TASK TO CARRY OUT – Repeat what the lines below say, word for word, and skip every image.

RAW DATA –
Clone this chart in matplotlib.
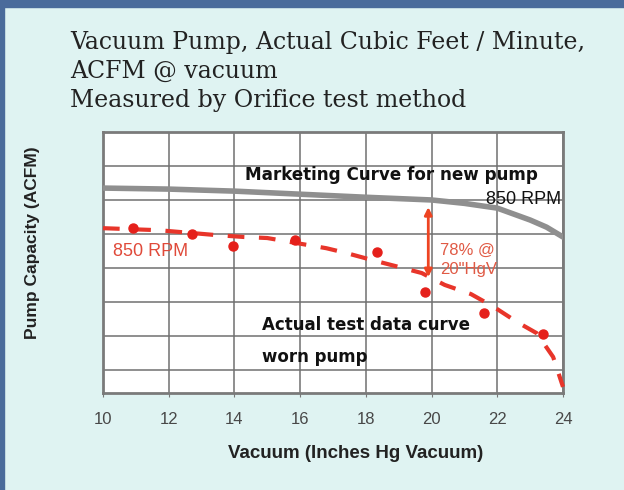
import matplotlib
matplotlib.use('Agg')
import matplotlib.pyplot as plt
from matplotlib.patches import Rectangle

# marketing curve (new pump, 850 RPM)
market_x = [10, 12, 14, 16, 18, 20, 21, 22, 23, 23.5, 24]
market_y = [6.03, 6.0, 5.94, 5.85, 5.76, 5.68, 5.58, 5.44, 5.09, 4.88, 4.59]

# fitted curve through worn pump test data
worn_x = [10, 11.7, 13.4, 14.3, 15, 16.8, 17.4, 18.2, 19, 19.7, 20.4, 21.2, 21.9, 22.6, 23.2, 23.7, 24]
worn_y = [4.85, 4.79, 4.65, 4.59, 4.56, 4.26, 4.12, 3.91, 3.71, 3.53, 3.18, 2.91, 2.53, 2.09, 1.76, 1.06, 0.18]

# measured points
test_x = [10.9, 12.7, 13.95, 15.85, 18.35, 19.8, 21.6, 23.4]
test_y = [4.85, 4.68, 4.32, 4.5, 4.15, 2.97, 2.35, 1.74]

xticks = [10, 12, 14, 16, 18, 20, 22, 24]
ygrid = [0.68, 1.68, 2.68, 3.68, 4.68, 5.68, 6.68, 7.68]

bg = '#dff3f2'
red = '#e8352a'
sans = 'Liberation Sans'
wide = 'DejaVu Sans'

fig = plt.figure(figsize=(6.24, 4.9), dpi=100, facecolor=bg)
# slide border
fig.patches.append(Rectangle((0, 0), 4 / 624, 1, transform=fig.transFigure, color='#4a6b9b', zorder=0))
fig.patches.append(Rectangle((0, 1 - 7 / 490), 1, 7 / 490, transform=fig.transFigure, color='#4a6b9b', zorder=0))

ax = fig.add_axes([103 / 624, 1 - 393 / 490, 460 / 624, 261 / 490])
ax.set_facecolor('white')
ax.set_xlim(10, 24)
ax.set_ylim(0, 7.68)
ax.set_xticks(xticks)
ax.set_yticks(ygrid)
ax.set_yticklabels([])
ax.grid(True, color='#707070', lw=1.1)
ax.tick_params(axis='y', length=0)
ax.tick_params(axis='x', length=3, color='#777777', labelsize=12, labelcolor='#484848', pad=11)
for lab in ax.get_xticklabels():
    lab.set_family(sans)
for s in ax.spines.values():
    s.set_color('#7a7a7a')
    s.set_linewidth(2)

ax.plot(market_x, market_y, color='#8f8f8f', lw=4, solid_capstyle='round', zorder=3)
ax.plot(worn_x, worn_y, color=red, lw=3, ls=(0, (4, 3.5)), zorder=3, clip_on=False)
ax.plot(test_x, test_y, 'o', color='#e5201b', ms=6.5, zorder=4)

ax.annotate('', xy=(19.9, 5.47), xytext=(19.9, 3.41),
            arrowprops=dict(arrowstyle='<|-|>', color='#ee4422', lw=2, mutation_scale=11,
                            shrinkA=0, shrinkB=0), zorder=5)

ax.text(14.32, 6.41, 'Marketing Curve for new pump', family=wide, weight='bold',
        fontsize=12.1, va='center', ha='left', color='#111111', zorder=6)
ax.text(23.94, 5.68, '850 RPM', family=sans, fontsize=13, va='center', ha='right',
        color='#111111', zorder=6)
ax.text(10.3, 4.15, '850 RPM', family=sans, fontsize=13, va='center', ha='left',
        color='#e04a3a', zorder=6)
ax.text(20.26, 4.2, '78% @', family=sans, fontsize=12, va='center', ha='left', color='#e05a45', zorder=6)
ax.text(20.26, 3.62, '20"HgV', family=sans, fontsize=12, va='center', ha='left', color='#e05a45', zorder=6)
ax.text(14.84, 2.0, 'Actual test data curve', family=wide, weight='bold', fontsize=12,
        va='center', ha='left', color='#111111', zorder=6)
ax.text(14.84, 1.06, 'worn pump', family=wide, weight='bold', fontsize=12,
        va='center', ha='left', color='#111111', zorder=6)

fig.text(356 / 624, 1 - 453 / 490, 'Vacuum (Inches Hg Vacuum)', family=sans, weight='bold',
         fontsize=13.5, ha='center', va='center', color='#222222')
fig.text(33 / 624, 1 - 243 / 490, 'Pump Capacity (ACFM)', family=sans, weight='bold',
         fontsize=12.5, rotation=90, ha='center', va='center', color='#222222')

title_lines = ['Vacuum Pump, Actual Cubic Feet / Minute,', 'ACFM @ vacuum', 'Measured by Orifice test method']
for i, line in enumerate(title_lines):
    fig.text(70 / 624, 1 - (49 + 29 * i) / 490, line, family='DejaVu Serif', fontsize=17,
             ha='left', va='baseline', color='#222222')

fig.savefig('out.png', dpi=100, facecolor=bg)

SOLUTION FOR THIS EXERCISE –
Clone this chart in matplotlib.
import matplotlib
matplotlib.use('Agg')
import matplotlib.pyplot as plt
from matplotlib.patches import Rectangle

# marketing curve (new pump, 850 RPM)
market_x = [10, 12, 14, 16, 18, 20, 21, 22, 23, 23.5, 24]
market_y = [6.03, 6.0, 5.94, 5.85, 5.76, 5.68, 5.58, 5.44, 5.09, 4.88, 4.59]

# fitted curve through worn pump test data
worn_x = [10, 11.7, 13.4, 14.3, 15, 16.8, 17.4, 18.2, 19, 19.7, 20.4, 21.2, 21.9, 22.6, 23.2, 23.7, 24]
worn_y = [4.85, 4.79, 4.65, 4.59, 4.56, 4.26, 4.12, 3.91, 3.71, 3.53, 3.18, 2.91, 2.53, 2.09, 1.76, 1.06, 0.18]

# measured points
test_x = [10.9, 12.7, 13.95, 15.85, 18.35, 19.8, 21.6, 23.4]
test_y = [4.85, 4.68, 4.32, 4.5, 4.15, 2.97, 2.35, 1.74]

xticks = [10, 12, 14, 16, 18, 20, 22, 24]
ygrid = [0.68, 1.68, 2.68, 3.68, 4.68, 5.68, 6.68, 7.68]

bg = '#dff3f2'
red = '#e8352a'
sans = 'Liberation Sans'
wide = 'DejaVu Sans'

fig = plt.figure(figsize=(6.24, 4.9), dpi=100, facecolor=bg)
# slide border
fig.patches.append(Rectangle((0, 0), 4 / 624, 1, transform=fig.transFigure, color='#4a6b9b', zorder=0))
fig.patches.append(Rectangle((0, 1 - 7 / 490), 1, 7 / 490, transform=fig.transFigure, color='#4a6b9b', zorder=0))

ax = fig.add_axes([103 / 624, 1 - 393 / 490, 460 / 624, 261 / 490])
ax.set_facecolor('white')
ax.set_xlim(10, 24)
ax.set_ylim(0, 7.68)
ax.set_xticks(xticks)
ax.set_yticks(ygrid)
ax.set_yticklabels([])
ax.grid(True, color='#707070', lw=1.1)
ax.tick_params(axis='y', length=0)
ax.tick_params(axis='x', length=3, color='#777777', labelsize=12, labelcolor='#484848', pad=11)
for lab in ax.get_xticklabels():
    lab.set_family(sans)
for s in ax.spines.values():
    s.set_color('#7a7a7a')
    s.set_linewidth(2)

ax.plot(market_x, market_y, color='#8f8f8f', lw=4, solid_capstyle='round', zorder=3)
ax.plot(worn_x, worn_y, color=red, lw=3, ls=(0, (4, 3.5)), zorder=3, clip_on=False)
ax.plot(test_x, test_y, 'o', color='#e5201b', ms=6.5, zorder=4)

ax.annotate('', xy=(19.9, 5.47), xytext=(19.9, 3.41),
            arrowprops=dict(arrowstyle='<|-|>', color='#ee4422', lw=2, mutation_scale=11,
                            shrinkA=0, shrinkB=0), zorder=5)

ax.text(14.32, 6.41, 'Marketing Curve for new pump', family=wide, weight='bold',
        fontsize=12.1, va='center', ha='left', color='#111111', zorder=6)
ax.text(23.94, 5.68, '850 RPM', family=sans, fontsize=13, va='center', ha='right',
        color='#111111', zorder=6)
ax.text(10.3, 4.15, '850 RPM', family=sans, fontsize=13, va='center', ha='left',
        color='#e04a3a', zorder=6)
ax.text(20.26, 4.2, '78% @', family=sans, fontsize=12, va='center', ha='left', color='#e05a45', zorder=6)
ax.text(20.26, 3.62, '20"HgV', family=sans, fontsize=12, va='center', ha='left', color='#e05a45', zorder=6)
ax.text(14.84, 2.0, 'Actual test data curve', family=wide, weight='bold', fontsize=12,
        va='center', ha='left', color='#111111', zorder=6)
ax.text(14.84, 1.06, 'worn pump', family=wide, weight='bold', fontsize=12,
        va='center', ha='left', color='#111111', zorder=6)

fig.text(356 / 624, 1 - 453 / 490, 'Vacuum (Inches Hg Vacuum)', family=sans, weight='bold',
         fontsize=13.5, ha='center', va='center', color='#222222')
fig.text(33 / 624, 1 - 243 / 490, 'Pump Capacity (ACFM)', family=sans, weight='bold',
         fontsize=12.5, rotation=90, ha='center', va='center', color='#222222')

title_lines = ['Vacuum Pump, Actual Cubic Feet / Minute,', 'ACFM @ vacuum', 'Measured by Orifice test method']
for i, line in enumerate(title_lines):
    fig.text(70 / 624, 1 - (49 + 29 * i) / 490, line, family='DejaVu Serif', fontsize=17,
             ha='left', va='baseline', color='#222222')

fig.savefig('out.png', dpi=100, facecolor=bg)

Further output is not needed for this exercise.